MSCI keeps Argentina as standalone, ignoring Milei's economic shift
Despite the new government's progress, the index provider kept the country off investors' radar
MSCI decided this month to keep Argentina as a "standalone market", relegating it to the most marginal category of the international financial system.
The decision, which postpones any possibility of an upgrade until June 2026, ignores the economic policy shift driven by President Javier Milei and penalizes a country that is beginning to reverse years of fiscal disorder, currency controls, and lack of clear rules.
A decision that fails to recognize the adjustment effort
The new government took office with a market in collapse, negative reserves, multiple currency controls, and a history of contractual breaches. In just six months, a fiscal surplus was achieved, subsidies were cut, monetary financing of the deficit was eliminated, and progress was made in deregulating the economy.

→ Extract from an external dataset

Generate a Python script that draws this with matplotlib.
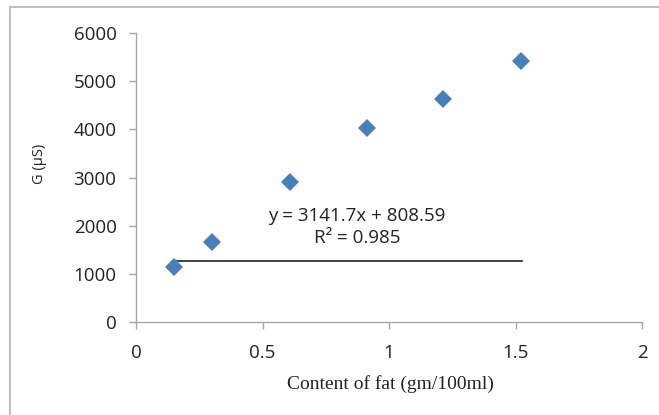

However, MSCI maintained its diagnosis focused on "foreign exchange market restrictions" and "lack of regulatory stability," without valuing the reform path that has already begun to show concrete results.

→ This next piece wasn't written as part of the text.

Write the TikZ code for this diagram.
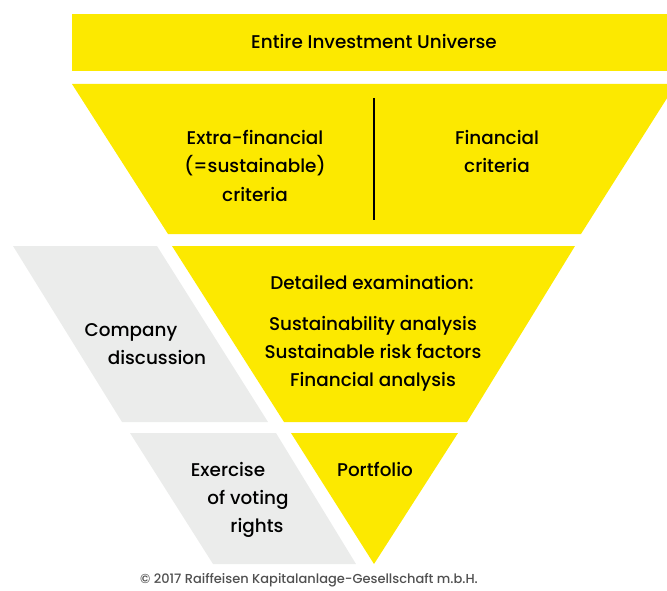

"It's clear that Argentina is no longer the same as in 2019. The correction path is underway, and the inherited structural conditions can't be reversed in a matter of months," stated a local stock market analyst.
The costs of remaining outside the indices
By keeping Argentina as standalone, the country is excluded from the main global indices tracked by institutional funds, such as MSCI Emerging Markets. This limits the inflow of long-term capital and raises financing costs, even for private companies.

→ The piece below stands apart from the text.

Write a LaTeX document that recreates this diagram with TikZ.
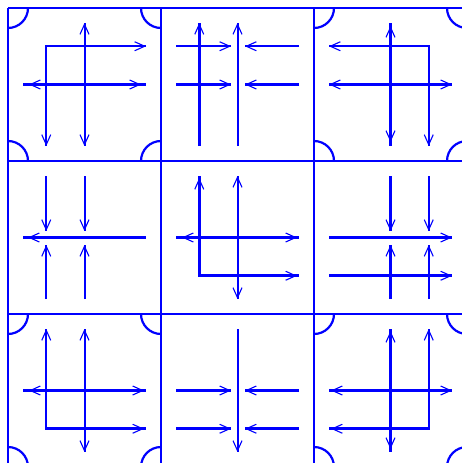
\documentclass[tikz,border=0pt]{standalone}
\usetikzlibrary{arrows.meta,decorations.markings}
\newcommand{\cornerarcs}{%
  \draw[arcline] (20,0) arc[start angle=0,end angle=90,radius=20];
  \draw[arcline] (153,20) arc[start angle=90,end angle=180,radius=20];
  \draw[arcline] (0,133) arc[start angle=270,end angle=360,radius=20];
  \draw[arcline] (133,153) arc[start angle=180,end angle=270,radius=20];
}
\begin{document}
\begin{tikzpicture}[x=1pt,y=-1pt,
  myv/.tip={Straight Barb[length=10pt,width=9pt,line width=1.1pt]},
  gridline/.style={blue,line width=2pt},
  arcline/.style={blue,line width=2.2pt},
  thk/.style={blue,line width=3.3pt},
  thn/.style={blue,line width=2pt},
  aS/.style={postaction={decorate,decoration={markings,mark=at position #1 with {\arrowreversed{myv}}}}},
  aS/.default=0.01pt,
  aE/.style={postaction={decorate,decoration={markings,mark=at position #1 with {\arrow{myv}}}}},
  aE/.default=-0.01pt]
\useasboundingbox (0,0) rectangle (462,463);
% grid
\foreach \k in {8,161,314,467}{
  \draw[gridline] (\k,8) -- (\k,467);
  \draw[gridline] (8,\k) -- (467,\k);
}
% cell 1
\begin{scope}[shift={(8,8)}]
  \cornerarcs
  \draw[thn,aS,aE] (138,38.25) -- (38.25,38.25) -- (38.25,138);
  \draw[thn,aS,aE] (76.5,15) -- (76.5,138);
  \draw[thk,aS=6pt,aE=-5pt] (15,76.5) -- (138,76.5);
\end{scope}
% cell 2
\begin{scope}[shift={(161,8)}]
  \draw[thk,aE] (38.25,138) -- (38.25,15);
  \draw[thn,aE] (76.5,138) -- (76.5,15);
  \draw[thn,aE] (15,38.25) -- (70,38.25);
  \draw[thn,aE] (138,38.25) -- (84,38.25);
  \draw[thk,aE] (15,76.5) -- (70,76.5);
  \draw[thk,aE] (138,76.5) -- (84,76.5);
\end{scope}
% cell 3
\begin{scope}[shift={(314,8)}]
  \cornerarcs
  \draw[thn,aS,aE] (15,38.25) -- (114.75,38.25) -- (114.75,138);
  \draw[thk,aS=3pt,aE=-4pt] (76.5,15) -- (76.5,138);
  \draw[thk,aS,aE] (15,76.5) -- (138,76.5);
\end{scope}
% cell 4
\begin{scope}[shift={(8,161)}]
  \draw[thn,aE] (38.25,15) -- (38.25,70);
  \draw[thn,aE] (76.5,15) -- (76.5,70);
  \draw[thn,aE] (38.25,138) -- (38.25,84);
  \draw[thn,aE] (76.5,138) -- (76.5,84);
  \draw[thk,aS=5pt] (15,76.5) -- (138,76.5);
\end{scope}
% cell 5
\begin{scope}[shift={(161,161)}]
  \draw[thk,aS=2pt,aE=-2pt] (38.25,15) -- (38.25,114.75) -- (138,114.75);
  \draw[thn,aS,aE] (76.5,15) -- (76.5,138);
  \draw[thk,aS=6pt,aE=-2pt] (15,76.5) -- (138,76.5);
\end{scope}
% cell 6
\begin{scope}[shift={(314,161)}]
  \draw[thk,aE] (76.5,15) -- (76.5,70);
  \draw[thk,aE] (76.5,138) -- (76.5,84);
  \draw[thn,aE] (114.75,15) -- (114.75,70);
  \draw[thn,aE] (114.75,138) -- (114.75,84);
  \draw[thk,aE] (15,76.5) -- (138,76.5);
  \draw[thk,aE] (15,114.75) -- (138,114.75);
\end{scope}
% cell 7
\begin{scope}[shift={(8,314)}]
  \cornerarcs
  \draw[thn,aS] (38.25,15) -- (38.25,114.75);
  \draw[thk,aE=-2pt] (37.25,114.75) -- (138,114.75);
  \draw[thn,aS,aE] (76.5,15) -- (76.5,138);
  \draw[thk,aS=6pt,aE=-2pt] (15,76.5) -- (138,76.5);
\end{scope}
% cell 8
\begin{scope}[shift={(161,314)}]
  \draw[thn,aE] (76.5,15) -- (76.5,138);
  \draw[thk,aE] (15,76.5) -- (70,76.5);
  \draw[thk,aE] (138,76.5) -- (84,76.5);
  \draw[thk,aE] (15,114.75) -- (70,114.75);
  \draw[thk,aE] (138,114.75) -- (84,114.75);
\end{scope}
% cell 9
\begin{scope}[shift={(314,314)}]
  \cornerarcs
  \draw[thn,aE] (114.75,114.75) -- (114.75,15);
  \draw[thk,aS=2pt] (15,114.75) -- (115.75,114.75);
  \draw[thk,aS=2pt,aE=-3pt] (76.5,15) -- (76.5,138);
  \draw[thk,aS=2pt,aE] (15,76.5) -- (138,76.5);
\end{scope}
\end{tikzpicture}
\end{document}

The concrete effects of this exclusion include:
- Lower liquidity: Argentine stocks and bonds remain outside automated portfolios.
- Financial isolation: The country doesn't appear on the maps of major global asset managers.
- Halt to foreign investment: Positive regulatory signals aren't reflected in risk rankings.
MSCI and its ideological bias: green bonds yes, countries in adjustment no
In recent years, MSCI has shifted its focus toward ESG (environmental, social, and governance) criteria, prioritizing the inclusion of green bonds and assets with a "climate focus" in its indices, even above macroeconomic performance or countries' fiscal solvency.
This ideological bias leaves out emerging economies that, like Argentina, are making a genuine effort to reorganize their accounts and ensure stability. Meanwhile, issuers with environmental marketing are rewarded, while a country that achieved a fiscal surplus in record time is penalized, without considering that today's priority is to stabilize the real economy, not to comply with agendas imposed by multilateral organizations.

This isn't the first time: MSCI has already taken years to recognize improvements in Argentina
MSCI's decision isn't entirely surprising. Back in the 1990s, during the economic liberalization process under Menem, the country took years to be included as an emerging market despite meeting all technical requirements.
The same happened during the government of Mauricio Macri: although capital controls were lifted, the exchange rate was unified, and market access was guaranteed, MSCI only updated Argentina's classification in 2018, when much of the reformist cycle had already weakened. History repeats itself: the organization acts slowly, and often its reviews come late or when it's already too late to take advantage of the initial boost in confidence.
A review postponed until 2026
The next review won't arrive until June 2026. This represents a missed opportunity to accelerate Argentina's integration into the global financial system. However, it's also a signal that the government will need to deepen its roadmap and, in turn, generate institutional guarantees to ensure that the changes aren't reversed in the future.